By Alex Isenstadt Updated 09/01/16 06:25 PM EDT

politico.com



The plan to get to 270 electoral votes remains unclear. The battleground state deployment plan is a work in progress. Money from big donors is slowing to a trickle. And aides are confused about who’s calling the shots.

Donald Trump’s campaign is teetering, threatening to collapse under the weight of a candidate whose personality outweighs his political skill. And now, with 22 days until the start of early voting, the GOP nominee is running short on his most precious commodity: time.

Late last week, with Labor Day and the final stretch of the 2016 campaign approaching, Trump’s son-in-law, Jared Kushner, met with Republican National Committee brass — including chief of staff Katie Walsh and political director Chris Carr — in New York City. Kushner, who has in many respects assumed the role of campaign manager, asked a series of direct questions to the GOP officials — all surrounding the troubles the party was having in deploying field staffers, opening up swing-state headquarters, and establishing field offices in battlegrounds that will decide the election.

Those present for the meeting, and those briefed on it, insisted there were no fireworks, no drag-out fights. But they said Kushner’s questions reflected a growing realization within Trump’s team that for all the party’s talk about implementing a major swing-state deployment plan, it hasn’t yet materialized.

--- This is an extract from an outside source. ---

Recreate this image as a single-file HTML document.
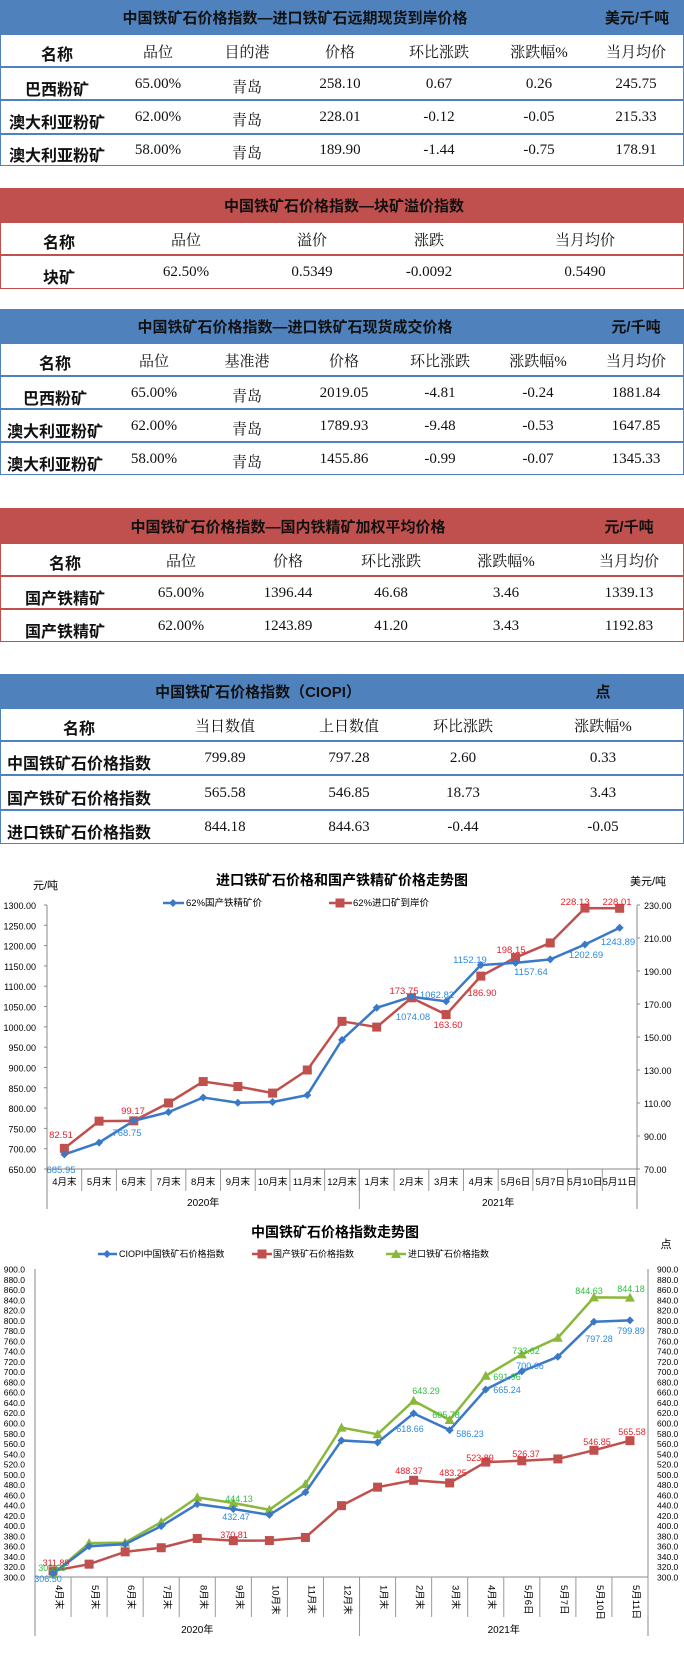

For weeks, Republican officials and operatives have groused about a dearth of campaign infrastructure in battlegrounds across the country — a state of affairs that could have an impact on GOP candidates up and down the ballot. But like many aspects of the Trump campaign, the deployment plan has been wracked by confusion, false starts and a lack of quick decision-making. On Aug. 18, Paul Manafort, Trump’s former campaign chairman, came to Trump’s Alexandria, Virginia, headquarters for a day of meetings. He left ready to finalize a series of decisions.